Saleh cooperated with US authorities, and the CIA started taking action against wanted figures. But by 2007, militants had regrouped in Yemen, and in 2008 they announced that their Saudi and Yemeni wings had united under the banner of al Qaeda in the Arabian Peninsula.
From 2009, the resurgent group made ever bolder attempts to stage attacks on Saudi and U.S. targets beyond Yemen, as well as targeting foreign tourists at home. At the same time, Shi'ite Muslims in the north rebelled against Saleh's rule and southerners, feeling marginalized, began a new separatist drive.
Saudi Arabia, the United States and other allies responded by stepping up financial support to bolster Saleh's rule.
If Saleh has been a determined survivor, he has also been a charismatic and often popular ruler with a canny understanding of the workings of Yemeni society.
Born in 1942 near Sanaa, Saleh had only limited education before joining the military as a non-commissioned officer.
His first break came when President Ahmed al-Ghashmi, who came from the same Hashed tribe as Saleh, appointed him military governor of Taiz, North Yemen's second city.
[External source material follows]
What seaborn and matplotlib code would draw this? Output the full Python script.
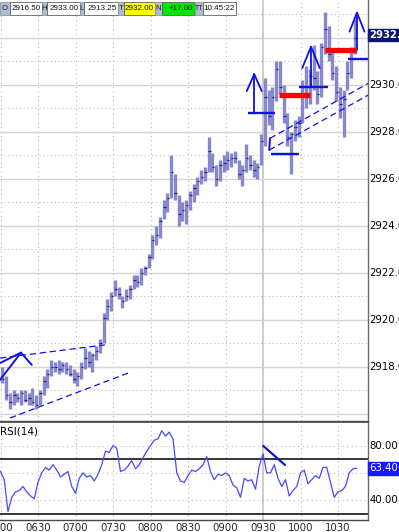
import numpy as np
import pandas as pd
import matplotlib
matplotlib.use("Agg")
import matplotlib.pyplot as plt
import seaborn as sns
from matplotlib.patches import Rectangle

sns.set_theme(style="white")
plt.rcParams["font.family"] = ["DejaVu Sans"]

# ---------------- data ----------------
bar_high = [2918.0, 2917.6, 2916.9, 2917.0, 2916.9, 2917.0, 2917.0, 2916.9, 2917.1, 2916.8,
            2917.0, 2917.6, 2917.9, 2918.3, 2918.2, 2918.3, 2918.2, 2918.2, 2918.1, 2917.9,
            2917.8, 2918.2, 2918.8, 2918.7, 2918.6, 2918.9, 2919.2, 2920.3, 2920.9, 2921.2,
            2921.7, 2921.4, 2921.0, 2921.3, 2921.5, 2921.9, 2921.9, 2922.2, 2922.3, 2922.8,
            2923.6, 2924.0, 2924.4, 2925.1, 2925.4, 2927.0, 2926.2, 2925.3, 2925.0, 2925.1,
            2925.5, 2925.8, 2926.1, 2926.4, 2926.5, 2927.8, 2927.1, 2926.6, 2926.8, 2927.0,
            2927.2, 2927.1, 2927.2, 2926.8, 2926.6, 2927.5, 2927.0, 2926.8, 2926.7, 2927.9,
            2930.3, 2929.8, 2929.9, 2931.0, 2931.0, 2930.0, 2928.8, 2928.0, 2928.5, 2928.7,
            2930.2, 2930.8, 2930.7, 2931.7, 2930.6, 2931.8, 2933.1, 2932.5, 2931.5, 2930.8,
            2929.9, 2929.8, 2931.0, 2931.6, 2932.8]
bar_low = [2917.3, 2916.6, 2916.2, 2916.4, 2916.5, 2916.4, 2916.5, 2916.4, 2916.4, 2916.2,
           2916.4, 2916.8, 2917.1, 2917.6, 2917.8, 2917.7, 2917.8, 2917.7, 2917.6, 2917.3,
           2917.2, 2917.5, 2917.9, 2918.0, 2917.8, 2918.3, 2918.6, 2919.0, 2920.0, 2920.4,
           2921.0, 2920.9, 2920.5, 2920.8, 2920.9, 2921.3, 2921.4, 2921.5, 2921.9, 2922.2,
           2922.6, 2923.2, 2923.5, 2924.3, 2924.6, 2925.2, 2925.1, 2924.0, 2924.2, 2924.1,
           2924.7, 2925.0, 2925.3, 2925.8, 2925.9, 2926.3, 2926.3, 2925.7, 2925.9, 2926.3,
           2926.4, 2926.5, 2926.7, 2926.0, 2925.7, 2926.3, 2926.4, 2926.1, 2926.0, 2926.6,
           2927.4, 2928.3, 2928.1, 2929.3, 2929.6, 2928.4, 2927.4, 2926.2, 2927.6, 2927.8,
           2928.4, 2929.0, 2929.2, 2929.8, 2929.2, 2929.5, 2931.3, 2931.0, 2930.2, 2929.3,
           2928.6, 2927.8, 2929.8, 2930.3, 2931.3]
bar_close = [2917.5, 2916.8, 2916.5, 2916.8, 2916.7, 2916.9, 2916.6, 2916.7, 2916.5, 2916.4,
             2916.9, 2917.4, 2917.7, 2918.0, 2918.0, 2917.9, 2918.1, 2917.9, 2917.7, 2917.5,
             2917.6, 2918.0, 2918.4, 2918.2, 2918.5, 2918.7, 2919.0, 2920.1, 2920.6, 2921.0,
             2921.3, 2921.1, 2920.8, 2921.0, 2921.3, 2921.7, 2921.6, 2922.0, 2922.2, 2922.7,
             2923.4, 2923.6, 2924.2, 2924.8, 2925.2, 2926.3, 2925.4, 2924.5, 2924.7, 2924.9,
             2925.3, 2925.6, 2925.9, 2926.1, 2926.3, 2927.2, 2926.5, 2926.0, 2926.6, 2926.7,
             2926.8, 2926.9, 2926.9, 2926.2, 2926.4, 2926.9, 2926.6, 2926.4, 2926.5, 2927.6,
             2929.5, 2928.7, 2929.5, 2930.7, 2929.9, 2928.7, 2927.8, 2927.9, 2928.2, 2928.4,
             2929.9, 2929.6, 2930.4, 2930.3, 2929.6, 2931.6, 2932.4, 2931.3, 2930.5, 2929.7,
             2929.2, 2929.4, 2930.5, 2931.4, 2932.0]
bar_times = pd.date_range("2024-01-01 06:00", periods=len(bar_close), freq="3min")

rsi_values = [61, 55, 31.5, 42, 46, 47, 50, 46, 43, 41,
              53, 60, 64, 62, 66, 62, 57, 59, 61, 50,
              45, 56, 60, 57, 58, 54, 59, 66, 76, 75,
              80, 78, 61, 62, 65, 69, 63, 66, 71, 76,
              80, 84, 85, 91, 87, 90, 85, 60, 54, 53,
              58, 62, 61, 63, 66, 72, 61, 55, 59, 58,
              60, 58, 51, 49, 42, 56, 54, 55, 48, 65,
              74, 60, 60, 66, 56, 50, 55, 43, 47, 50,
              60, 62, 52, 55, 58, 56, 64, 64, 53, 42,
              46, 47, 50, 60, 63, 63.4]
rsi_times = pd.date_range("2024-01-01 06:00", periods=len(rsi_values), freq="3min")

header_labels = ["O", "H", "L", "T", "N", "TT"]
header_values = ["2916.50", "2933.00", "2913.25", "2932.00", "+17.00", "10:45:22"]
price_ticks = [2918, 2920, 2922, 2924, 2926, 2928, 2930]
last_price = 2932.00
rsi_ticks = [40, 60, 80]
rsi_levels = [70, 30]
last_rsi = 63.40
time_labels = ["0600", "0630", "0700", "0730", "0800", "0830", "0900", "0930", "1000", "1030"]

# drawn annotations, (minutes after 06:00, price)
dashed_lines = [[(-0.4, 2918.38), (83.6, 2918.94)],
                [(7.6, 2915.83), (102.0, 2917.74)],
                [(215.6, 2927.73), (294.2, 2930.07)],
                [(215.0, 2927.23), (294.2, 2929.57)]]
solid_blue_lines = [[(-0.4, 2918.17), (16.4, 2918.61)],
                    [(-0.4, 2917.45), (16.4, 2918.61), (25.0, 2918.09)],
                    [(215.0, 2927.23), (215.6, 2927.73)]]
blue_levels = [(197.6, 219.6, 2928.80), (216.4, 238.8, 2927.06),
               (239.0, 261.8, 2929.93), (278.0, 294.0, 2931.11)]
red_levels = [(223.0, 247.6, 2929.57), (259.6, 284.4, 2931.49)]
arrows = [  # base time, base price, tip price, chevron half-width (min), chevron drop (price)
    (203.0, 2928.80, 2930.46, 6.0, 0.72),
    (248.4, 2929.93, 2931.63, 7.0, 0.91),
    (285.2, 2931.49, 2933.08, 6.0, 0.81),
]
rsi_trend = [(210.2, 79.8), (227.6, 65.8)]

# ---------------- figure ----------------
W, H = 399, 532
fig = plt.figure(figsize=(W / 100, H / 100), dpi=100)
fig.patch.set_facecolor("white")

def fx(px):
    return px / W

def fy(py):
    return 1 - py / H

ax = fig.add_axes([0, fy(421), fx(368), fy(0) - fy(421)])
ax2 = fig.add_axes([0, fy(519.5), fx(368), fy(422) - fy(519.5)])

t0 = bar_times[0]
bar_min = np.array([(t - t0).total_seconds() / 60 for t in bar_times])
rsi_min = np.array([(t - t0).total_seconds() / 60 for t in rsi_times])
df = pd.DataFrame({"t": bar_min + 1.5, "high": bar_high, "low": bar_low, "close": bar_close})
rsi_df = pd.DataFrame({"t": rsi_min, "rsi": rsi_values})

xlim = (-0.4, 294.0)
for a in (ax, ax2):
    a.set_xlim(*xlim)
    a.set_facecolor("white")
    for s in a.spines.values():
        s.set_visible(False)
    a.spines["right"].set_visible(True)
    a.spines["right"].set_color("#6a6a6a")
    a.spines["right"].set_linewidth(1.0)
    a.spines["bottom"].set_visible(True)
    a.spines["bottom"].set_color("#4a4a4a")
    a.spines["bottom"].set_linewidth(1.0)
    for m in range(0, 300, 30):
        if m == 210:
            a.axvline(m, color="#c8c8c8", lw=1.3, zorder=0)
        else:
            a.axvline(m, color="#b4b4b4", lw=0.8, ls=(0, (1, 3)), zorder=0)
ax2.spines["top"].set_visible(True)
ax2.spines["top"].set_color("#4a4a4a")

# main panel grid
ax.set_ylim(2915.702, 2933.617)
for p in range(2916, 2934):
    if p % 2 == 0:
        ax.axhline(p, color="#d4d4d4", lw=1.0, zorder=0)
    else:
        ax.axhline(p, color="#b8b8b8", lw=0.7, ls=(0, (1, 3)), zorder=0)

# price bars
ax.vlines(df["t"], df["low"], df["high"], color="#8888cc", lw=2.4, zorder=2)
ax.hlines(df["close"], df["t"] - 0.5, df["t"] + 1.5, color="#22228e", lw=0.9, zorder=3)

# annotations
for seg in dashed_lines:
    xs, ys = zip(*seg)
    ax.plot(xs, ys, color="#1010e8", lw=0.9, ls=(0, (5, 3)), zorder=4)
for seg in solid_blue_lines:
    xs, ys = zip(*seg)
    ax.plot(xs, ys, color="#1010e8", lw=1.4, zorder=4)
for x1, x2, p in blue_levels:
    ax.plot([x1, x2], [p, p], color="#1010e8", lw=1.7, zorder=4, solid_capstyle="butt")
for x1, x2, p in red_levels:
    ax.plot([x1, x2], [p, p], color="#ff0000", lw=3.8, zorder=5, solid_capstyle="butt")
for xb, pb, pt, hw, dp in arrows:
    ax.plot([xb, xb], [pb, pt], color="#1010e8", lw=1.3, zorder=4)
    ax.plot([xb - hw, xb, xb + hw], [pt - dp, pt, pt - dp], color="#1010e8", lw=1.3, zorder=4)

ax.set_xticks([])
ax.set_yticks([])
ax.set_ylabel("")
ax.set_xlabel("")

# price axis labels
for p in price_ticks:
    ax.text(1.004, p, f"{p:.1f}", transform=ax.get_yaxis_transform(), ha="left",
            va="center", fontsize=7.3, color="black", clip_on=False)
ax.text(1.004, last_price + 0.12, f"{last_price:.1f}", transform=ax.get_yaxis_transform(),
        ha="left", va="center", fontsize=7.3, color="white", fontweight="bold", clip_on=False,
        bbox=dict(boxstyle="square,pad=0.12", fc="#0b1470", ec="#0b1470"))

# RSI panel
ax2.set_ylim(25.7, 97.4)
for r in rsi_ticks:
    ax2.axhline(r, color="#b8b8b8", lw=0.8, ls=(0, (1, 3)), zorder=0)
for r in rsi_levels:
    ax2.axhline(r, color="black", lw=1.1, zorder=1)
sns.lineplot(data=rsi_df, x="t", y="rsi", ax=ax2, color="#4848ff", lw=0.9, zorder=3)
xs, ys = zip(*rsi_trend)
ax2.plot(xs, ys, color="#1010d8", lw=1.6, zorder=4)
ax2.set_ylabel("")
ax2.set_xlabel("")
ax2.set_yticks([])
ax2.set_xticks(list(range(0, 300, 30)))
ax2.set_xticklabels(time_labels, fontsize=7.3)
ax2.tick_params(axis="x", length=0, pad=2.5)
for r in rsi_ticks:
    ax2.text(1.004, r, f"{r:.2f}", transform=ax2.get_yaxis_transform(), ha="left",
             va="center", fontsize=7.3, color="black", clip_on=False)
ax2.text(1.004, last_rsi, f"{last_rsi:.2f}", transform=ax2.get_yaxis_transform(),
         ha="left", va="center", fontsize=7.3, color="white", clip_on=False,
         bbox=dict(boxstyle="square,pad=0.15", fc="#1818ff", ec="#1818ff"))
ax2.text(0.0, 0.9, "RSI(14)", transform=ax2.transAxes, ha="left", va="center",
         fontsize=7.5, color="black")

# header boxes
label_boxes = [(0, 10), (42, 47), (80, 84), (118, 124), (155, 162), (195, 203)]
value_boxes = [(10, 42), (47, 80), (84, 118), (124, 155), (162, 195), (203, 236)]
value_colors = ["white", "white", "white", "#ffff00", "#00e600", "white"]
y_top, y_bot = 2, 15
for (l1, l2), (v1, v2), lab, val, col in zip(label_boxes, value_boxes, header_labels,
                                              header_values, value_colors):
    fig.add_artist(Rectangle((fx(l1), fy(y_bot)), fx(l2 - l1), fy(y_top) - fy(y_bot),
                             transform=fig.transFigure, fc="#aebbd0", ec="#8a96a8", lw=0.6))
    fig.text(fx((l1 + l2) / 2), fy((y_top + y_bot) / 2), lab, ha="center", va="center",
             fontsize=5.0 if len(lab) > 1 else 5.6, color="#202020",
             family=["Liberation Sans", "DejaVu Sans"])
    fig.add_artist(Rectangle((fx(v1), fy(y_bot)), fx(v2 - v1), fy(y_top) - fy(y_bot),
                             transform=fig.transFigure, fc=col, ec="#606060", lw=0.6))
    fig.text(fx(v2 - 1.5), fy((y_top + y_bot) / 2), val, ha="right", va="center",
             fontsize=5.8, color="#101010", family=["Liberation Sans", "DejaVu Sans"])

fig.savefig("out.png", dpi=100, facecolor="white")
When Ghashmi was killed by a bomb in 1978, Saleh replaced him.
In 1990, an array of domestic and regional circumstances propelled North Yemen under Saleh and the socialist South Yemen state into a unification that Saudi Arabia at first opposed.
He angered Riyadh by staying close to Saddam Hussein during the 1990-91 Iraqi occupation of Kuwait, leading to the expulsion of up to one million Yemenis from Saudi Arabia. Before the crisis, Kuwait had given Yemen financial aid.
But Saleh then won plaudits from Western powers for carrying out economic reforms drawn up by the International Monetary Fund and World Bank, and made efforts to attract foreign investors.
His General People's Congress party swept to victory in a 1993 parliamentary election, the first held after unification. South Yemen tried but failed to secede in a brief civil war in 1994 and Saleh then proceeded to move closer to Saudi Arabia, allowing an influx of its radical Wahhabi form of Sunni Islam.